The coraAI data consists of a response, journal indication matrix, and co-citation network. This data is a subset of the Cora text mining project (refer to reference). The observations are text documents that consist of 879 published papers about either Artificial Intelligence (AI) or Machine Learning (ML). The journal name for each document is available (8 journals and an other category). The observed co-citation graph is also available, where each vertex is a document (observation), and the edge is the count of citations in common between each document and all other documents.

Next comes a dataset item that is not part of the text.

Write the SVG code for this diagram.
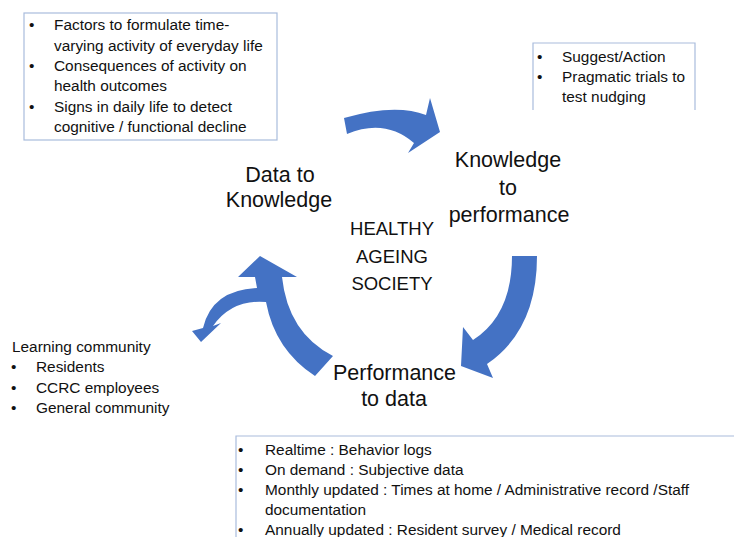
<svg xmlns="http://www.w3.org/2000/svg" width="734" height="537" viewBox="0 0 734 537">
  <style>
    .box { fill: none; stroke: #a9bcdc; stroke-width: 1.2; }
    .small { font-family: "Liberation Sans", Arial, sans-serif; font-size: 15.4px; fill: #111; }
    .big { font-family: "Liberation Sans", Arial, sans-serif; font-size: 21.5px; fill: #111; text-anchor: middle; }
    .hub { font-family: "Liberation Sans", Arial, sans-serif; font-size: 18.5px; fill: #111; text-anchor: middle; }
    .arrow { fill: #4472c4; stroke: none; }
  </style>
  <rect width="734" height="537" fill="#ffffff"/>

  <!-- cycle arrows -->
  <g id="connectors">
    <!-- data to knowledge -> knowledge to performance -->
    <path class="arrow" d="M344,118 Q395,103 426,115 L430,98 L440,132 L408,153 L414,143 Q385,118 347,134 Z"/>
    <!-- knowledge to performance -> performance to data -->
    <path class="arrow" d="M512,256 L537,256 Q537,330 487,364 L493,378 L461,366 L463,327 L473,340 Q512,315 512,256 Z"/>
    <!-- performance to data -> data to knowledge, with branch to learning community -->
    <path class="arrow" d="M260,256 L297,277 L282,277 Q288,333 333,356 L315,376 Q275,350 266,302 Q232,299 213,326 L221,323 L201,342 L192,331 L203,328 Q212,290 257,288 L255,277 L238,277 Z"/>
  </g>

  <g id="knowledge-notes">
    <rect class="box" x="24" y="13" width="253" height="127"/>
    <g class="small">
      <text x="29" y="30">•</text><text x="54" y="30">Factors to formulate time-</text>
      <text x="54" y="50.5">varying activity of everyday life</text>
      <text x="29" y="71">•</text><text x="54" y="71">Consequences of activity on</text>
      <text x="54" y="91">health outcomes</text>
      <text x="29" y="111.5">•</text><text x="54" y="111.5">Signs in daily life to detect</text>
      <text x="54" y="132">cognitive / functional decline</text>
    </g>
  </g>

  <g id="performance-notes">
    <path class="box" d="M533,110 V43 H695 V110"/>
    <g class="small">
      <text x="537" y="62">•</text><text x="562" y="62">Suggest/Action</text>
      <text x="537" y="82">•</text><text x="562" y="82">Pragmatic trials to</text>
      <text x="562" y="102">test nudging</text>
    </g>
  </g>

  <g id="data-notes">
    <path class="box" d="M236,537 V436 H734"/>
    <g class="small">
      <text x="238" y="455">•</text><text x="265" y="455">Realtime : Behavior logs</text>
      <text x="238" y="474.5">•</text><text x="265" y="474.5">On demand : Subjective data</text>
      <text x="238" y="495">•</text><text x="265" y="495">Monthly updated : Times at home / Administrative record /Staff</text>
      <text x="265" y="515">documentation</text>
      <text x="238" y="535">•</text><text x="265" y="535">Annually updated : Resident survey / Medical record</text>
    </g>
  </g>

  <g id="learning-community">
    <g class="small">
      <text x="12" y="352">Learning community</text>
      <text x="11" y="372">•</text><text x="36" y="372">Residents</text>
      <text x="11" y="392.5">•</text><text x="36" y="392.5">CCRC employees</text>
      <text x="11" y="413">•</text><text x="36" y="413">General community</text>
    </g>
  </g>

  <g id="data-to-knowledge">
    <text class="big" x="280" y="182">Data to</text>
    <text class="big" x="279" y="207">Knowledge</text>
  </g>

  <g id="knowledge-to-performance">
    <text class="big" x="508" y="167">Knowledge</text>
    <text class="big" x="508" y="195">to</text>
    <text class="big" x="509" y="222">performance</text>
  </g>

  <g id="performance-to-data">
    <text class="big" x="394.5" y="380">Performance</text>
    <text class="big" x="394" y="406">to data</text>
  </g>

  <g id="healthy-ageing-society">
    <text class="hub" x="392" y="235">HEALTHY</text>
    <text class="hub" x="392" y="263">AGEING</text>
    <text class="hub" x="392" y="290">SOCIETY</text>
  </g>
</svg>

The goal is to incorporate both the text information and co-citation information for the prediction of paper subject AI/ML. Another, interesting problem might be to predict the journal of the paper given the text information and the categorization.

Usage

data(coraAI)

Arguments

Format

The coraAI data consists of three objects each discussed next. class: categorization of the document(observation) as either AI or ML. Typically the response. journals: indication of the document as published in a specific journal, (other, artificial-intelligence, machine-learning, nueral-computing, ieee-trans-Nnet, ieee-tpami, j-artificial-intelligence-research, ai-magazine, JASA) cite: the adjacency matrix of the co-citation network for these 879 documents.

Source

The data was generated using AWK scripting from the cora raw sweet (first reference). The journal names were fixed to obtain a useable representation (e.g. tpami, ieee tpami, pami are all ieee-tpami).

Details

The spa is particularly appealing for this data since it fits a function directly to the graph and coeficient vector to the journals. Other approaches require convergence of the journal information into a graph for processing, which is unclear when the data is a binary design matrix.

References

A. McCallum, K. Nigam, J. Rennie, and K. Seymore (2000). Automating the construction of internet portals with machine learning. Information Retrieval Journal, 3.

M. Culp (2011). spa: A Semi-Supervised R Package for Semi-Parametric Graph-Based Estimation. Journal of Statistical Software, 40(10), 1-29. URL http://www.jstatsoft.org/v40/i10/.